El dedo de King Kong
- José Fermín Plaza

Entre las desviaciones de la conducta modélica y ejemplar, esa que en resumidas cuentas no tiene nadie, está el exhibicionismo cicatero. Ese exhibicionismo teatral, presuntuoso e hiriente de lo que tenemos o hemos conseguido por algún derrape del destino. Seguramente, pudiera tratarse de alguna variante a la inversa de la envidia, nuestro signo de identidad nacional, o de alguna faceta retorcida de nuestra compleja y poliédrica personalidad.
En este contexto de alarde nos acercamos al territorio del lujo y sus requiebros. Ese espacio acotado que proporciona al agraciado ese gozo de disfrutar en minoría y en exclusiva de algo que no está al alcance de todos. Es entonces cuando nos quedamos obnubilados por lo exhibido y sentimos que las palabras se nos caen de la boca como anguilas indómitas delante del “pastel cremoso de lo inalcanzable”, así de sencillo: tan cerca del roce de nuestra mano pero a años-luz de nuestros bolsillos.

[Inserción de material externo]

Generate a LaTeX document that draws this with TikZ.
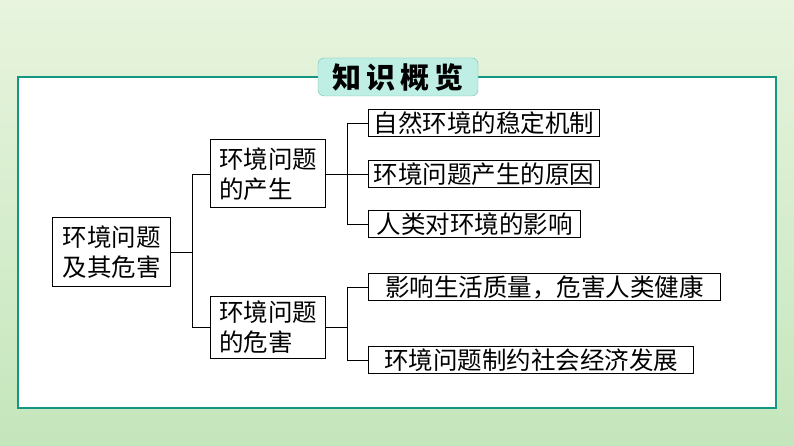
\documentclass[tikz,border=0pt]{standalone}
\usepackage{fontspec}
\newfontfamily\cjk{Noto Sans CJK SC}
\definecolor{bgA}{RGB}{232,244,222}
\definecolor{bgB}{RGB}{196,230,188}
\definecolor{frame}{RGB}{20,150,130}
\definecolor{tab}{RGB}{190,238,228}
\begin{document}
\begin{tikzpicture}[x=1pt,y=-1pt,
  box/.style={draw=black,line width=1pt,fill=white,font=\cjk\fontsize{24.5}{30}\selectfont,inner xsep=5pt,inner ysep=2pt,align=left,anchor=west},
  ln/.style={line width=0.9pt}]
\shade[top color=bgA,bottom color=bgB] (0,0) rectangle (794,446);
\draw[fill=white,draw=frame,line width=1.2pt] (18,77) rectangle (776,408);
\node[draw=frame!60,fill=tab,rounded corners=6pt,minimum width=160pt,minimum height=38pt,font=\cjk\bfseries\fontsize{29}{32}\selectfont] (t) at (398,77) {知\,识\,概\,览};
\node[box,minimum height=69pt,minimum width=118pt,inner xsep=3pt] (r) at (52,252) {环境问题\\及其危害};
\node[box,minimum height=68pt,minimum width=115pt,inner xsep=3pt] (a) at (210,174) {环境问题\\的产生};
\node[box,minimum height=62pt,minimum width=115pt,inner xsep=3pt] (b) at (210,327) {环境问题\\的危害};
\node[box,minimum width=207pt] (a1) at (368,123) {自然环境的稳定机制};
\node[box,minimum width=220pt] (a2) at (368,174) {环境问题产生的原因};
\node[box,minimum width=212pt] (a3) at (368,224) {人类对环境的影响};
\node[box,minimum width=352pt] (b1) at (368,287) {影响生活质量，危害人类健康};
\node[box,minimum width=325pt] (b2) at (368,360) {环境问题制约社会经济发展};
\coordinate (p) at (192,252);
\coordinate (q) at (347,174);
\coordinate (s) at (347,327);
\draw[ln] (r.east) -- (p) (p|-a.west) -- (a.west) (p|-b.west) -- (b.west) (p|-a.west) -- (p|-b.west);
\draw[ln] (a.east) -- (q) (q|-a1.west) -- (a1.west) (q|-a2.west) -- (a2.west) (q|-a3.west) -- (a3.west) (q|-a1.west) -- (q|-a3.west);
\draw[ln] (b.east) -- (s) (s|-b1.west) -- (b1.west) (s|-b2.west) -- (b2.west) (s|-b1.west) -- (s|-b2.west);
\end{tikzpicture}
\end{document}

Por supuesto, como buenos humanos, nos complace sobremanera la exclusividad del disfrute y la frustración colectiva de los que quieren y no pueden. Es una percepción física y psicológica que nos hace cosquillas en los huesos y nos abrillanta la calavera con un masaje de vanidad y unas gotas de soberbia. Así pues, ese regusto casi patológico y particular de manejar el coto privado a conveniencia nos encalabrina los egos y nos sirve de vitamina contra envidias y celos. Luego, nos hace trizas la conciliación con esa sobredosis de satisfacción enfermiza, secretamente alojada en la alacena del orgullo, tras precintar nuestras fantasías con una artillería de cánticos de sirena.
En este país del revés los chorizos envuelven el pan, o directamente nos lo quitan, ese pan nuestro, para luego hacer torrijas doctrinarias. En este marco tan ibérico y estrafalario, los escotes del pitote se sitúan a la altura del tafanario
No nos acabamos de enterar, quizás por poco edificante y descorazonador, que muchos son los llamados y pocos los elegidos. Una cosa es el derecho a participar y otra, bien distinta, que te elijan, eso ya no es un derecho sino un trabajo. Máxime en estos tiempos raquíticos de esperanza cuando pulula por ahí una gavilla cofrade de la pereza que idolatra la holganza. A mayores, les gusta pastorear el rebaño con una tarjeta de presentación de estaño y por único catecismo un catálogo de cinismos. Así, de rondón, llegamos al ámbito de la recomendación. En ese terreno la anomalía es la norma. Y podemos encontrarnos cómo algún calzonazos, pigre y poltrón, que a efectos de colocación precise para el “dedazo” el dedo de King Kong. Y eso que su currículum recoge, en el apartado de méritos, que desde los lejanos días de escuela fuera un alumno aventajado del maestro Ciruela.
La cosa tiene miga: como esos aspirantes a reyezuelos regionales que a falta de corona se ponen en la cabeza una mona (a poder ser con pañales). Afortunado eres, sin duda, si tienes la suerte y la entereza de no parecerte en nada a esta caterva sobrevalorada. Ahí nos duele, en este país del revés los chorizos envuelven el pan, o directamente nos lo quitan, ese pan nuestro, para luego hacer torrijas doctrinarias. En este marco tan ibérico y estrafalario, los escotes del pitote se sitúan a la altura del tafanario. De esta manera, los argumentos retuertos de tu sermón acarician la “piel de toro” peninsular con pomada de culebrón. También asusta que tus buenos propósitos, a contraluz, tengan forma de fusta o de arcabuz.
En resumidas cuentas, por aquellos requiebros inesperados del destino, algunas veces Iberia se vuelve la tierra que llora lágrimas de tocino.